Since 2007, the United States has resettled over 60,000 Iraqi refugees. In addition, the U.S. has increased the number of Special Immigrant Visas (SIVs) that are issued each year. Section 1059 of the National Defense Authorization Act (NDAA) for 2006 authorized the issuance of up to 50 SIVs annually to Iraqi and Afghan translators and interpreters working for the U.S. military. Largely through the efforts of the late Senator Edward Kennedy, who recognized that this number was far too low, Section 1244 of the 2008 NDAA authorized the issuance of up to 5,000 SIVs annually through fiscal year 2012 to Iraqi nationals who have worked for or on behalf of the US Government in Iraq. The Act opened the SIV process to Iraqi employees and contractors who have been employed by or on behalf of the U.S. Government in Iraq for a period of one year or more. It specifically added the requirement that the individual “must have experienced or are experiencing an ongoing serious threat as a consequence of that employment.”
However, this program has not been utilized to the fullest extent possible, leaving many vulnerable Iraqis out in the cold. According to the State Department’s statistics, as of March 31, 2011, four years after the expansion of the SIV program, only 3,151 visas have been issued out of a possible 25,000. For Fiscal Year 2011, only 154 visas had been issued by March 31, 2011, out of the 5,000 authorized. Meanwhile, individuals eligible for this visa program continue to face grave threats as a result of their service to the United States. Senator Leahy and six other Senators have recently sent an inquiry to Department of Homeland Security Secretary Janet Napolitano and Secretary of State Hillary Clinton in order to determine why these numbers are so low and what more can be done to help those who risked their lives to help U.S. troops.
In addition to improving the SIV program, the United States should not forget the millions Iraqis who were displaced by the war and still remain in the region without a place they can call home. As a result of the war, millions of families fled Iraq. According to the New York Times, the Iraq war caused the largest exodus since the mass migration that followed the creation of the state of Israel in 1948. Currently, over four million Iraqis are believed to be displaced: about 2.3 million of those have found refuge in neighboring countries such as Syria and Jordan, and the rest remain in Iraq. Ironically, those who fled to neighboring countries to escape violence and persecution in their home country continue to face hardships in their new countries. Most don’t have legal status or employment authorization, live in dire conditions, and run the risk of detention or deportation.
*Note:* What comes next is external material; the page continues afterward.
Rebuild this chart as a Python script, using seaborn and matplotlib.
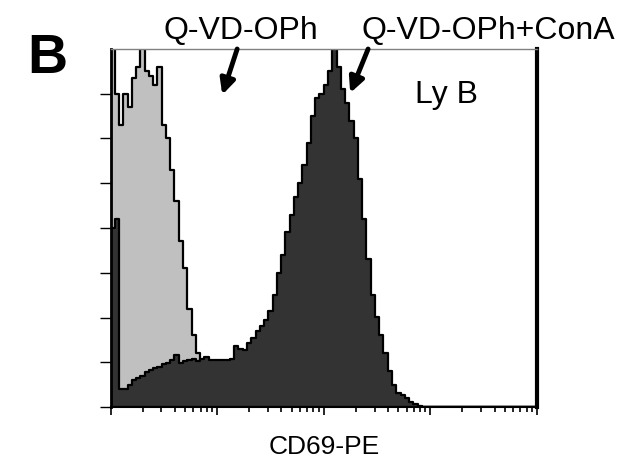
import numpy as np
import matplotlib
matplotlib.use("Agg")
import matplotlib.pyplot as plt
import seaborn as sns

# CD69-PE histogram, 100 bins per log10 channel from 10^1 to 10^5
log_edges = list(np.linspace(1, 5, 101))
bin_mid = 10 ** ((np.array(log_edges[:-1]) + np.array(log_edges[1:])) / 2)

# event counts per bin (first bins only, rest are empty)
qvd = [95, 70, 63, 70, 67, 73.5, 76, 82, 75, 74, 72, 76, 63, 60, 53, 46,
       37, 31, 22, 16, 12, 9, 6, 4, 2, 1]
qvd_cona = [40, 42, 4, 4, 5, 6, 6.5, 7, 7.8, 8.3,
            8.8, 9, 9.5, 9.8, 10.5, 11.6, 9.8, 10.3, 10.5, 10.8,
            10.2, 10.8, 11.2, 10.5, 10.5, 10.5, 10.5, 10.6, 10.8, 13.6,
            13.0, 12.8, 14.2, 15.5, 17, 18.2, 19.5, 21.5, 25, 30,
            34, 39, 43, 47, 50, 54, 59, 65, 69, 70,
            72, 75, 83, 76, 71, 68, 64, 60, 51, 42,
            33, 25, 20, 16, 12, 8, 5, 3.2, 2.6, 2.0,
            1.2, 0.6, 0.2]

sns.set_style("ticks", {"axes.edgecolor": "black", "text.color": "black",
                        "axes.labelcolor": "black", "xtick.color": "black",
                        "ytick.color": "black"})
plt.rcParams['font.family'] = ['Liberation Sans', 'DejaVu Sans']

W, H = 622, 462
fig = plt.figure(figsize=(W / 100, H / 100), dpi=100)
ax = fig.add_axes([110.5 / W, 1 - 407 / H, (537 - 110.5) / W, (407 - 49) / H])

sns.histplot(x=bin_mid[:len(qvd)], weights=qvd, bins=log_edges, log_scale=True,
             element="step", fill=True, color="#c0c0c0", alpha=1,
             edgecolor="black", linewidth=1.6, ax=ax)
sns.histplot(x=bin_mid[:len(qvd_cona)], weights=qvd_cona, bins=log_edges, log_scale=True,
             element="step", fill=True, color="#333333", alpha=1,
             edgecolor="black", linewidth=1.6, ax=ax)

ax.set_xlim(10, 1e5)
ax.set_ylim(0, 80)
ax.set_yticks(range(0, 80, 10))
ax.set_ylabel("")
ax.set_xlabel("CD69-PE", fontsize=19, labelpad=14, color="black")
ax.tick_params(axis="x", which="major", length=6, width=1.2, labelbottom=False, color="black")
ax.tick_params(axis="x", which="minor", length=3.5, width=1.2, labelbottom=False, color="black")
ax.tick_params(axis="y", length=8, width=1, labelleft=False, color="black")

ax.spines["top"].set_color("#808080")
ax.spines["top"].set_linewidth(1)
for side, lw in [("right", 3), ("left", 2), ("bottom", 1.5)]:
    ax.spines[side].set_color("black")
    ax.spines[side].set_linewidth(lw)

fig.text(47 / W, 1 - 73 / H, "B", fontsize=40, fontweight="bold", ha="center",
         va="baseline", color="black")
fig.text(241 / W, 1 - 39 / H, "Q-VD-OPh", fontsize=23, ha="center", va="baseline", color="black")
fig.text(488 / W, 1 - 39 / H, "Q-VD-OPh+ConA", fontsize=23, ha="center", va="baseline", color="black")
ax.text(0.788, 0.85, "Ly B", transform=ax.transAxes, fontsize=23, ha="center",
        va="baseline", color="black")

arrow = dict(arrowstyle="-|>,head_length=0.45,head_width=0.22", color="black",
             lw=3.5, mutation_scale=20, shrinkA=0, shrinkB=0)
ax.annotate("", xy=(0.262, 0.872), xytext=(0.297, 1.0), xycoords="axes fraction",
            textcoords="axes fraction", arrowprops=arrow)
ax.annotate("", xy=(0.562, 0.877), xytext=(0.604, 1.0), xycoords="axes fraction",
            textcoords="axes fraction", arrowprops=arrow)

fig.savefig("out.png", dpi=100)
Those who choose to return to Iraq face many challenges such as lack of security and livelihood prospects, as many of them lost their homes. While refugees may eventually be able to have their lives “back to normal” in the future, the current situation of ongoing violence and lack of job opportunities makes it difficult to do so. A July 2011 report from the Special Inspector General for Iraq Reconstruction concludes that “Iraq remains an extraordinarily dangerous place to work,” and that it is “less safe… than months ago.”
The process set in place by the US to help these individuals, while invaluable, has been criticized by advocates for its inefficiencies. Those 60,000 Iraqi refugees who have been resettled in the U.S. are extremely lucky, but many remain disconnected from family still in Iraq: processing backlogs and delays in completing security checks have left many families in limbo. As one of the main actors in the war and as a strong international advocate for refugee protection, the U.S. has the responsibility continue to address this imminent problem in an efficient manner. While it is easier to be happy the conflict is over and that our troops are able to go home, we have an ethical responsibility to remember what and who were are leaving behind.